Throughout the 19th century, the body politic in France was marred by tumult. Starting with the revolution of 1830, there had been anti-clerical riots in 1831, barricades in 1832 and 1834, and two revolutions in 1848. Between 1827 and 1849, Paris saw barricade action eight times, and it all culminated in the Paris Commune of 1871 — the bloodiest since the 1789 Revolution. Historians still differ on motives and legacies of the Communards, but their revolt was directly prompted by France’s humiliating defeat in the Franco-Prussian War and disenchantment with the royalist and conservative elite they held responsible for perceived social, economic and military failures.
The Communards declared Paris independent and set about establishing their own institutions. Weeks of fighting followed, including the semaine sanglante of 21-28 May 1871. The Bonapartist victory column at the Place Vendôme was pulled down. The Louvre and the Versailles were attacked, and as it was in Victor Hugo’s novel Notre Dame, the cathedral was surrounded and nearly burnt down; the Archbishop of Paris was murdered, along with several judges and politicians. The Palais des Tuileries, the Palais Royal, the Palais d’Orsay, the Palais de Justice, and the Hôtel de Ville were all set on fire, although not – as it was claimed hysterically at the time – by bands of female communards known as pétroleuses who walked around throwing bottles full of petroleum into bourgeoisie homes and businesses.
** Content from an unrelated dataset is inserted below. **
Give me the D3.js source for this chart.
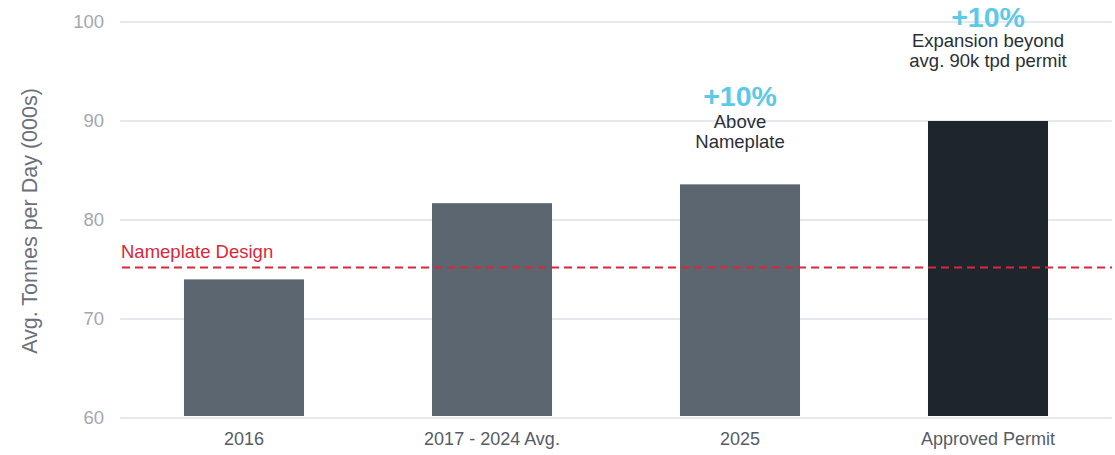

The revolt was eventually put down brutally by the military. Soon afterwards appeared a series of nine photographs entitled, “Crimes of the Commune” which depicted firing squads, murders and other excesses of the Communard revolutionaries. Although they were based on real events, the photos were fabrications — one of the earliest photo manipulations, not by the government but by a royalist zealot. Eugene Appert, a failed painter, ardently attended the trials of the Communards and took their portraits. Then, he hired actors to recreate firing squads, pasting the faces from the trial photos onto the restaged tableaux. Appert’s photos were so effective as political propaganda that even the embarrassed government had to ban them for they were “disturbing the public peace” by sustaining anti-Communard sentiments.
The government was less coy about other means of using photography to stamp out the Communards; the police pored over the photographs of Bruno Braquehais (who documented the Commune as it unfolded) to identify and arrest of agitators. Appert and Braquehais were just two of many photographers who made their name during the Commune, in those early heady days of photography. Their names and works are long forgotten now, but both photographers and governments still use photographic techniques and possibilities first revealed during the Commune in 1871.